The core function is
optimize_partition
which finds the optimal partition using the louvain algorithm
for a number of different methods. The methods currently implemented are:
Modularity. This method compares the actual graph to the expected graph, taking into account the degree of the nodes [1]. The expected graph is based on a configuration null-model. Notice that we use the non-normalized version (i.e. we don't divide by the number of edges), so that this Modularity values generally does not fall between 0 and 1. The formal definition is
H = sum_ij (A_ij - k_i k_j / 2m) d(s_i, s_j),
where A_ij = 1
if there is an edge between node i
and j
, k_i
is the degree of
node i
and s_i
is the community of node i.
RBConfiguration. This is an extension of modularity which includes a resolution parameter [2]. In general, a higher resolution parameter will lead to smaller communities. The formal definition is
H = sum_ij (A_ij - gamma k_i k_j / 2m) d(s_i, s_j),
where gamma
is the resolution value, and the other variables are the same as
for Modularity.
RBER. A variant of the previous method that instead of a configuration null-model uses a Erdös-Rényi null-model in which each edge has the same probability of appearing [2]. The formal definition is
H = sum_ij (A_ij - gamma p) d(s_i, s_j),
where p
is the density of the graph, and the other variables are the same as
for Modularity, with gamma
a resolution parameter.
CPM. This method compares to a fixed resolution parameter, so that it finds communities that have an internal density higher than the resolution parameter, and is separated from other communities with a density lower than the resolution parameter [3].The formal definition is
H = sum_ij (A_ij - gamma ) d(s_i, s_j),
with gamma
a resolution parameter, and the other variables are the same as for
Modularity.
Significance. This is a probabilistic method based on the idea of assessing the probability of finding such dense subgraphs in an (ER) random graph [4]. The formal definition is
H = sum_c M_c D(p_c || p)
where M_c
is the number of possible edges in community c
, i.e. n_c (n_c - 1)/2
for undirected graphs and twice that for directed grahs with n_c
the size of
community c
, p_c
is the density of the community c
, and p
the general density
of the graph, and D(x || y)
is the binary Kullback-Leibler divergence.

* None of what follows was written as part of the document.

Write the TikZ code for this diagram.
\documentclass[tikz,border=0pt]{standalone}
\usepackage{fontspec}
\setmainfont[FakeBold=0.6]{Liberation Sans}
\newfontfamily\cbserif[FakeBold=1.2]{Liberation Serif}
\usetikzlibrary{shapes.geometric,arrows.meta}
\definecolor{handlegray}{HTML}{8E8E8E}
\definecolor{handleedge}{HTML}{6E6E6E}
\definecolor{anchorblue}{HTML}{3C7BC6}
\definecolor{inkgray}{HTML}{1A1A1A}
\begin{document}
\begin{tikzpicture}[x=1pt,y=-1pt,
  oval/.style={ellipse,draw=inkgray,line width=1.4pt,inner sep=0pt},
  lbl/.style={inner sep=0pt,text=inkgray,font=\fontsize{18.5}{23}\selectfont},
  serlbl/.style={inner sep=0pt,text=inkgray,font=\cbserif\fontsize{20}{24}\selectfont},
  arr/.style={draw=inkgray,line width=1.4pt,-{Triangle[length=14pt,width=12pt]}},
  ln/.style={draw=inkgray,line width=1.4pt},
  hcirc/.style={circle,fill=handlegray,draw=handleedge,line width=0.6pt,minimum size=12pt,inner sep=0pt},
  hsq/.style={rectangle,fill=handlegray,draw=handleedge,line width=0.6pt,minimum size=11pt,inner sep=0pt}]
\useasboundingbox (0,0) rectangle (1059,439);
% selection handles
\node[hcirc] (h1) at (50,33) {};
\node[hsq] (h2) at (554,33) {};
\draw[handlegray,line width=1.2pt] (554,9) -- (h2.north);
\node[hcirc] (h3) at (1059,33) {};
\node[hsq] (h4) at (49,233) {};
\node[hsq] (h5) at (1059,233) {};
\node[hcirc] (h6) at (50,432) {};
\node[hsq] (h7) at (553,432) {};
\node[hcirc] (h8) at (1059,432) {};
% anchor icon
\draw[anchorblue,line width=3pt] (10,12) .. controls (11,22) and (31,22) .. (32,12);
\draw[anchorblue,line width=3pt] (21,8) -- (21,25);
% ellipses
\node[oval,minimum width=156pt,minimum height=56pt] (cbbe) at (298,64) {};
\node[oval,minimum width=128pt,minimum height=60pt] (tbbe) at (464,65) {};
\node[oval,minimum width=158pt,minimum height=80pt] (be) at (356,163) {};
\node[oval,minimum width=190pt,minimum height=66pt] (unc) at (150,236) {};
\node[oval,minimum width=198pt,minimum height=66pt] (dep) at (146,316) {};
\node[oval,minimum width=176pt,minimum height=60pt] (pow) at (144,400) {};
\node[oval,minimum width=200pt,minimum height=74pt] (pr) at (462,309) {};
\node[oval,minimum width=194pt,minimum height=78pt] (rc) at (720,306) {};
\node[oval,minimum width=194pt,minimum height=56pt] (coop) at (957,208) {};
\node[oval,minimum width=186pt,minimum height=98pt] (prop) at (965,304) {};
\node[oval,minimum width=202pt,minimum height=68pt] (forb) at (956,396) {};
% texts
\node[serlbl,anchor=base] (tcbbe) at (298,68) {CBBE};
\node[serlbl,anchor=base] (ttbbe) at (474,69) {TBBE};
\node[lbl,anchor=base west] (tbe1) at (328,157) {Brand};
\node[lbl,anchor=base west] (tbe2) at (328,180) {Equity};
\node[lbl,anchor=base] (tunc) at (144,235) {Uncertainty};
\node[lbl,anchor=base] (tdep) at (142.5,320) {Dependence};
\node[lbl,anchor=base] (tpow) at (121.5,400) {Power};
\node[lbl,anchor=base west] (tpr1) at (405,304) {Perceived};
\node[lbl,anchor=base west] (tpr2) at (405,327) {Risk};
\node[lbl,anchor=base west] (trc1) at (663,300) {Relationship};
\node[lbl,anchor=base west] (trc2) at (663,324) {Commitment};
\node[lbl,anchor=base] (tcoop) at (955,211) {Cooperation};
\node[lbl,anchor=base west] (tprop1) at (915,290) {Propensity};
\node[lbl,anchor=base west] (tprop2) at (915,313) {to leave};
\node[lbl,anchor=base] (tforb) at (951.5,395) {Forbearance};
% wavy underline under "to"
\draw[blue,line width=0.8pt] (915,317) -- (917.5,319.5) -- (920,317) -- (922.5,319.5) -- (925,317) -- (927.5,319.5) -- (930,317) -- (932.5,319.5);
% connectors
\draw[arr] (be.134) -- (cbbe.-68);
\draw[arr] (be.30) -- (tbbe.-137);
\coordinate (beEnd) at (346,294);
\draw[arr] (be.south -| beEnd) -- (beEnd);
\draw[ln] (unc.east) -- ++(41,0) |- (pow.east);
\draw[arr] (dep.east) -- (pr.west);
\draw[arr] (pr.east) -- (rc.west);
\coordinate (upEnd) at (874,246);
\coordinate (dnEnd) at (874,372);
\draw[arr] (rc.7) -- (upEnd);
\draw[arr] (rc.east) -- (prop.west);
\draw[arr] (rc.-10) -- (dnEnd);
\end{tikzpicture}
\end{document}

Surprise. Another probabilistic method, but rather than the probability of finding dense subgraphs, it focuses on the probability of so many edges within communities [5, 6]. The formal definition is
H = m D(q || <q>)
where m
is the number of edges, q
is the proportion of edges within
communities (i.e. sum_c m_c / m
) and <q>
is the expected proportion of edges
within communities in an Erdős–Rényi graph.
Infomap (Map Equation) A method based on infomation theory, you can explore the mechanics of the map equation in here
This package also implement label propagation algorithm and neighbor strength driven label propagation algorithm.

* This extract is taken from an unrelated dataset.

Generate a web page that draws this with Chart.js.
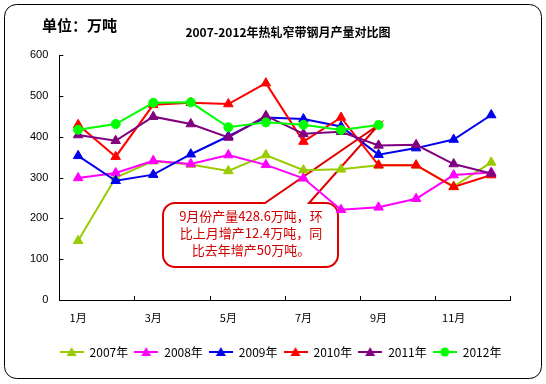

julia> Pkg.clone("git://github.com/afternone/CommunityDetection.jl.git")
To start, make sure to import the packages:
using CommunityDetection
using GraphPlot # for testing graph
We'll create a simple graph for testing purposes:
g = graphfamous("karate")
For simply finding a partition use:
# construct modularity partition
mp = mpartition(g)
optimize_partition!(mp)
In case you want to use a weighted graph
edge_weights = ones(num_edge(g))
mp = mpartition(g, edge_weights)
optimize_partition!(mp)
Please note that not all methods are necessarily capable of handling weighted graphs.
Notice that mp
now contains the membership of nodes
mp.membership
You can also find partition using infomap algorithm
# construct flow partition
fp = flow_partition(g)
optimize_partition!(fp)
Some other examples
# Significance method
mp = mpartition(g)
optimize_partition!(mp, method = :Significance)
# label propagation
membership1 = lpa(g)
# neighbor strength driven label propagation
membership2 = nsdlpa(g)
# calculate modularity
modularity(g, membership1)
# calculate NMI of two partition
nmi(membership1, membership2)
# calculate VOI of two partition
voi(membership1, membership2)
Please cite the references appropriately in case they are used.